* _DESCRIPTION OF THE TASK_
Pick out each line of the records that includes the string "this", and copy it.

* _DATASET EXCERPTS_
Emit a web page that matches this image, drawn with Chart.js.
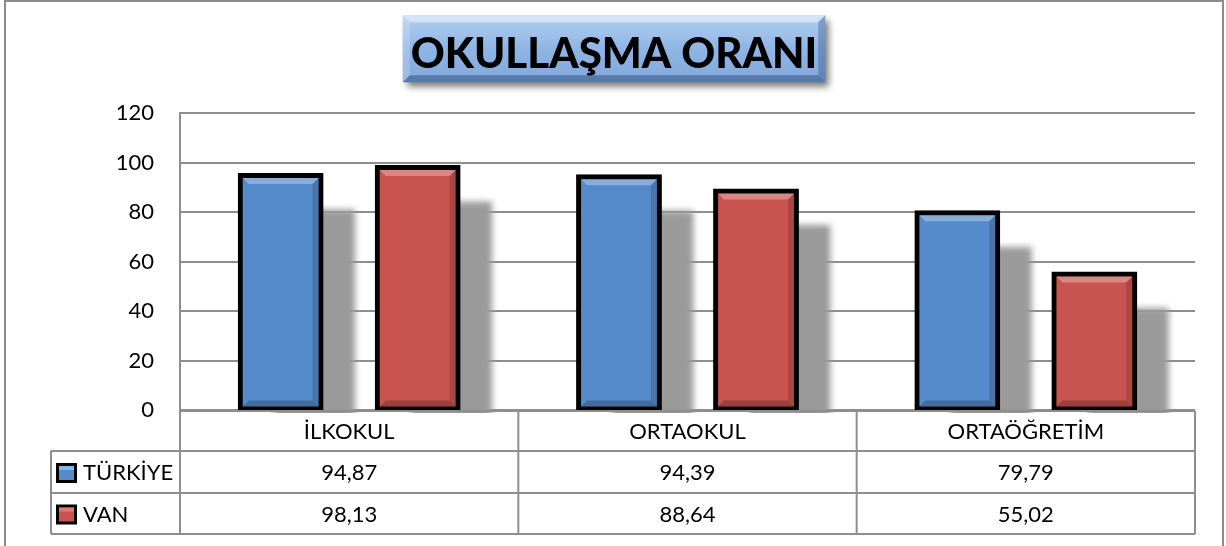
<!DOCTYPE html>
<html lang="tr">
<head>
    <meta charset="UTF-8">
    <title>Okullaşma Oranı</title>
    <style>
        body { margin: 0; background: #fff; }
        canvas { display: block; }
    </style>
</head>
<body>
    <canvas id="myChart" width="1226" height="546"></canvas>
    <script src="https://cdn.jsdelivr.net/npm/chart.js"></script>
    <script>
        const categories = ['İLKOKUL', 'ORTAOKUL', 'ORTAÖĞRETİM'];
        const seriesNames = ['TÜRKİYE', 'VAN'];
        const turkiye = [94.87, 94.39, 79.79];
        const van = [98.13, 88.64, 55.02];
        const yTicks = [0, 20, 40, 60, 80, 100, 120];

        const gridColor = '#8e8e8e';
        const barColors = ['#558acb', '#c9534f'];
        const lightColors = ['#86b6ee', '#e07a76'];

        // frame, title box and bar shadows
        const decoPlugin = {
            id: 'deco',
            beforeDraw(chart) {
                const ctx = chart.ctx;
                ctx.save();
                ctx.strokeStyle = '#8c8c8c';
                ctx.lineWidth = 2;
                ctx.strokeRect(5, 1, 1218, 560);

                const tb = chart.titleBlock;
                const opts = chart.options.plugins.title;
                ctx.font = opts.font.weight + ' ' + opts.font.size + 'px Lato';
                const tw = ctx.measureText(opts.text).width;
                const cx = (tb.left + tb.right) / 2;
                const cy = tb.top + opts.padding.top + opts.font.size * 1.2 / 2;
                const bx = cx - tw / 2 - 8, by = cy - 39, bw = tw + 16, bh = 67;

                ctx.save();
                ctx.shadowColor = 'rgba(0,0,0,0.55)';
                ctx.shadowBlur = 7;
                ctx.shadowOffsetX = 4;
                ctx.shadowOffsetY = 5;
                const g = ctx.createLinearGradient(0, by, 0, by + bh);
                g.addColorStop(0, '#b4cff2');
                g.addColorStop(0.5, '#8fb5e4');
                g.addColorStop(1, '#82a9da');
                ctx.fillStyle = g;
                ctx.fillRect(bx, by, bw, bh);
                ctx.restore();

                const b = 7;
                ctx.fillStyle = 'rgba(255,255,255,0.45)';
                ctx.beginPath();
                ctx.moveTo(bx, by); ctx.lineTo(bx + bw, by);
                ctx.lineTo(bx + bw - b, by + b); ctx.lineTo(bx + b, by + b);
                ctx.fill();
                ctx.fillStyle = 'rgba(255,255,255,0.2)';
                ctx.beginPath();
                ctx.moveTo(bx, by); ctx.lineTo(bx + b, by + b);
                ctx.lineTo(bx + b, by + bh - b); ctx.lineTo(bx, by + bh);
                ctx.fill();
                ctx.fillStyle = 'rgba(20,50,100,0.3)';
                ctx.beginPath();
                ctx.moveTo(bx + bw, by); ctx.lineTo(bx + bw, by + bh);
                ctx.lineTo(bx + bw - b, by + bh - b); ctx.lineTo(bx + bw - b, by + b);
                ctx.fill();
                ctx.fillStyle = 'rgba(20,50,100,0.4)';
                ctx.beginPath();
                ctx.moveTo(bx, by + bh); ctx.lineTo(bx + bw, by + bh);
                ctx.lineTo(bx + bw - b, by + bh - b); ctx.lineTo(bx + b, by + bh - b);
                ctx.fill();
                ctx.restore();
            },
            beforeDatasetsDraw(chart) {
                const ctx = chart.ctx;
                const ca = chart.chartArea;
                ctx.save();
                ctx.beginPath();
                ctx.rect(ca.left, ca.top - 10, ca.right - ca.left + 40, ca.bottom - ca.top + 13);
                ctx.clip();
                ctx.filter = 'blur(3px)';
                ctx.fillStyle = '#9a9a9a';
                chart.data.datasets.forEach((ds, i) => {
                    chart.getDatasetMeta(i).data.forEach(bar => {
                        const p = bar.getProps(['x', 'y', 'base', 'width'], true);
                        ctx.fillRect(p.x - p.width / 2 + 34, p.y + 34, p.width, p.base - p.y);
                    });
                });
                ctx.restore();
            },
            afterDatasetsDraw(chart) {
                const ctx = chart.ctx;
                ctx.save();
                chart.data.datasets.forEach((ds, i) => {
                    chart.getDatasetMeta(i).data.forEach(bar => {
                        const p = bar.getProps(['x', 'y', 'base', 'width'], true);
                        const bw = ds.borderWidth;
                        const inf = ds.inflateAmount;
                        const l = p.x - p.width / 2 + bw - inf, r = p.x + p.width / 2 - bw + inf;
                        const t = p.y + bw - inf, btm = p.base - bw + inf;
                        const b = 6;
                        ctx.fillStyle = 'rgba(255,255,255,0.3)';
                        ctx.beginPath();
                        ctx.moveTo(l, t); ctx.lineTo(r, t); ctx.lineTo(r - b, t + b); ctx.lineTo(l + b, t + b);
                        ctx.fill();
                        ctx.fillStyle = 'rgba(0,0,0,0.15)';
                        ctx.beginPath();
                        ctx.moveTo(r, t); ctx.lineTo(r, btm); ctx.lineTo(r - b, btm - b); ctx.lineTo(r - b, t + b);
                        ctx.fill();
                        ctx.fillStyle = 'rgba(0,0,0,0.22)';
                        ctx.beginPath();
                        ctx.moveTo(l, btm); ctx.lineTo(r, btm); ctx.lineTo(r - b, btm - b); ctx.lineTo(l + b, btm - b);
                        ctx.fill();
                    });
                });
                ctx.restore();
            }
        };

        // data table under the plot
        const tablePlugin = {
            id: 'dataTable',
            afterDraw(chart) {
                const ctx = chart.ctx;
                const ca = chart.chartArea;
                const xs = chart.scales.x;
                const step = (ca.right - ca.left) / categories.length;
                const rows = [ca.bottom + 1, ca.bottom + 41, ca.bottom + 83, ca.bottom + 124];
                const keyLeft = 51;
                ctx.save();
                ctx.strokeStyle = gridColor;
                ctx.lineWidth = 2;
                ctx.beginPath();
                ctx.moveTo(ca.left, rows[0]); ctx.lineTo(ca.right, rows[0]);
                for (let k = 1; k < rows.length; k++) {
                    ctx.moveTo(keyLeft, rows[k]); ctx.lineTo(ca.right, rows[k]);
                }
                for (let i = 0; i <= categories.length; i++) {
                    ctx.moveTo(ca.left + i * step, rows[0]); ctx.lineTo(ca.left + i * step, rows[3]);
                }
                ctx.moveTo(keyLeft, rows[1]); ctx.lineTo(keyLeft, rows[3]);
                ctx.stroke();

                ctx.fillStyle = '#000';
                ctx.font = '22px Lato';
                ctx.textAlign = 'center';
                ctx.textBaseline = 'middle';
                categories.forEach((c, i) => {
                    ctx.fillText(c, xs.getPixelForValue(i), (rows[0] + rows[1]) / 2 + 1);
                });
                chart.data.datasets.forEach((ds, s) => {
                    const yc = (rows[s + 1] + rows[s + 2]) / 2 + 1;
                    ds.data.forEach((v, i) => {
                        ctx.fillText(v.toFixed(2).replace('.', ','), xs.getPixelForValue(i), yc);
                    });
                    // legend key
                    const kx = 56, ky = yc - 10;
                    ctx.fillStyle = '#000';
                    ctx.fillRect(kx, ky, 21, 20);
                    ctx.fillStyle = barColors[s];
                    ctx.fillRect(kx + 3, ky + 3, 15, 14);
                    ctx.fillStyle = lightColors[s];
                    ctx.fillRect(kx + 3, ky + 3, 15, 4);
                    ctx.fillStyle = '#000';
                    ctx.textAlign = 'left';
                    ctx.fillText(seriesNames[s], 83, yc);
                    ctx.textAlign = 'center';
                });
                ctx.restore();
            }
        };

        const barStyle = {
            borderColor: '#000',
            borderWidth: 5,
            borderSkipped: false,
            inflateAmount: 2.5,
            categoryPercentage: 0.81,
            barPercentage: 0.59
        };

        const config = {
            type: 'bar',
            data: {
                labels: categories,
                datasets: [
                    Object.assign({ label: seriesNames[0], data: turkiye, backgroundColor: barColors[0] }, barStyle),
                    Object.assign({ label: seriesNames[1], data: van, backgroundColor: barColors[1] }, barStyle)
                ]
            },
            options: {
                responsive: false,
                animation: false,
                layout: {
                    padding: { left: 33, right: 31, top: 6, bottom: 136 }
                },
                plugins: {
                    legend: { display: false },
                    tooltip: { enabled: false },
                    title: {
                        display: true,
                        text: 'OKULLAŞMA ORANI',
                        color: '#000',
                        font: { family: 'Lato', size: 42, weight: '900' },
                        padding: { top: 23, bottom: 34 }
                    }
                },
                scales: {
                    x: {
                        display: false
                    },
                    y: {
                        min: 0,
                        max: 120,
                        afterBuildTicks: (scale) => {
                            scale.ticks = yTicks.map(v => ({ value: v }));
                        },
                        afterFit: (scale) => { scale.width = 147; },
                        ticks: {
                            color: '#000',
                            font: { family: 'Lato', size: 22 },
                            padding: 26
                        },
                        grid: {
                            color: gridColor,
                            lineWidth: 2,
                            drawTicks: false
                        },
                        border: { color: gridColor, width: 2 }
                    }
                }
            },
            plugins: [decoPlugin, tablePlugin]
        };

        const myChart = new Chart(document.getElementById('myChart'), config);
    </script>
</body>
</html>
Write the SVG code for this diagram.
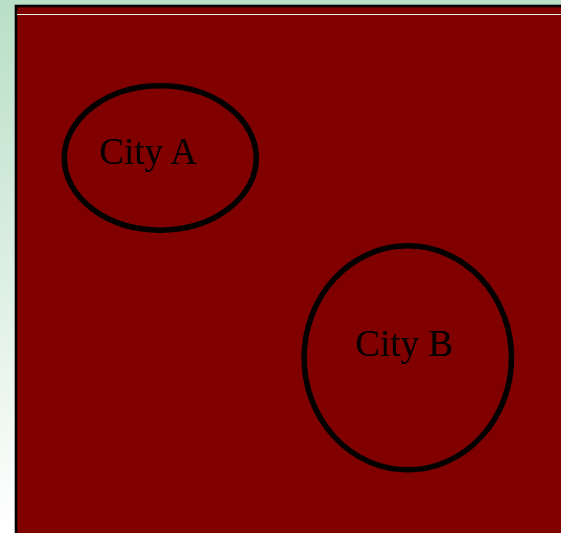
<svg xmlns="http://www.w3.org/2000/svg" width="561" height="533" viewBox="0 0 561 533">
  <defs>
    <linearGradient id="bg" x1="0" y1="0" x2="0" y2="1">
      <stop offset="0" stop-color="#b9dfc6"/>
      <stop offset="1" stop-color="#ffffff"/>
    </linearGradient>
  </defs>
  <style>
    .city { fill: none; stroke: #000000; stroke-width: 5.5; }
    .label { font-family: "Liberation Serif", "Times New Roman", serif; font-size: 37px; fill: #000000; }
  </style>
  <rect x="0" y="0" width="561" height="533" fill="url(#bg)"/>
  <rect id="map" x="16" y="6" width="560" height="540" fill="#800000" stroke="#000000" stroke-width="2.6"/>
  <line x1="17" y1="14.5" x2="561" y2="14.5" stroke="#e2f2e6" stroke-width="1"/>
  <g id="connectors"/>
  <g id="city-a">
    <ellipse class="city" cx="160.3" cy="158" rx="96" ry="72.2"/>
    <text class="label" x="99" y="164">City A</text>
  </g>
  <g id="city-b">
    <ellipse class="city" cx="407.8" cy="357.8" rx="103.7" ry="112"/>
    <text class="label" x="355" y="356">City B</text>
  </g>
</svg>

* _ANSWER TO THE TASK_
Emit a web page that matches this image, drawn with Chart.js.
Write the SVG code for this diagram.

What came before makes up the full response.